February 22, 2002 | Page 2

"A LIVING hell." That's how Bruce Godschalk described the last 15 years of his life--years spent wrongfully imprisoned in Montgomery County, Pa.--when he finally walked free on February 14.

In 1987, Godschalk was convicted and sentenced to 10 to 20 years for two rapes. One victim was unable to identify him, and a second picked him out from a mug shot six months after the crime was committed.

A jury took just three hours to convict Godschalk, based mainly on a "confession" that police forced out of him after hours of interrogation without a lawyer present. Godschalk retracted the confession immediately afterward, but the court allowed his statement to be used to convict him.

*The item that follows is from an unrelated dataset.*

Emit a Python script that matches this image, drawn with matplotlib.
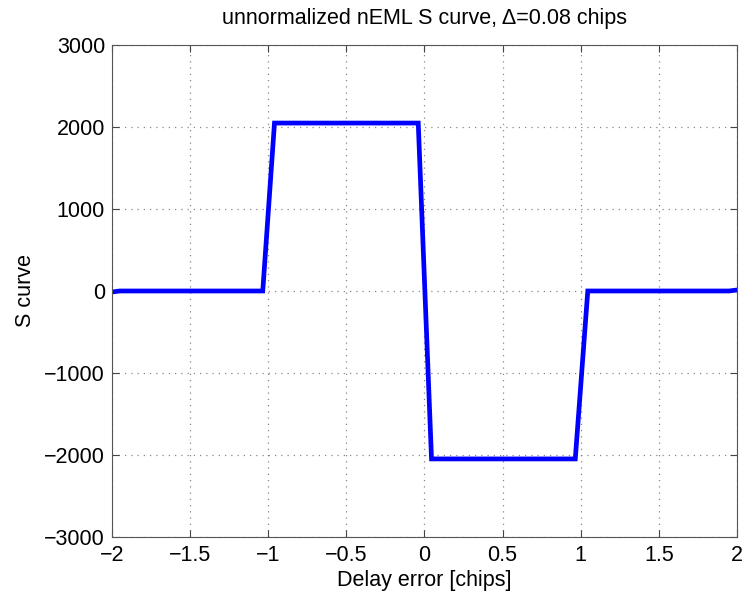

"That was [the detective's] confession, not mine," Godschalk told reporters. "I was tricked. I was intimidated. He forced me to confess to it because he needed a confession for a conviction."

When advances in DNA analysis gave him hope that his name could be cleared, Godschalk begged again and again for testing. But for more than seven years, the Montgomery County District Attorney's office fought the requests. The tests weren't ordered until 1997.

It was only when Godschalk contacted the Innocence Project in 1997 that lawyers finally were able to get the tests ordered. The results showed that Godschalk wasn't the rapist.

But District Attorney Bruce Castor still refused to release him--and ordered a second lab to redo the tests. When results from the second lab confirmed that Godschalk couldn't possibly have committed the rapes, Castor was finally forced to allow him to be set free.

But not before taking a callous parting shot. "I am not convinced that Bruce Godschalk was innocent," Castor told reporters. "What I am convinced of is that he cannot be proven innocent beyond a reasonable doubt. And in this business, a tie goes to the defendant."

"This business" stole 15 years of Bruce Godschalk's life. While in prison, both of his parents and his sister died, and he lost touch with his former girlfriend. The satisfaction of seeing him proven innocent won't ever make up for the life that Godschalk lost.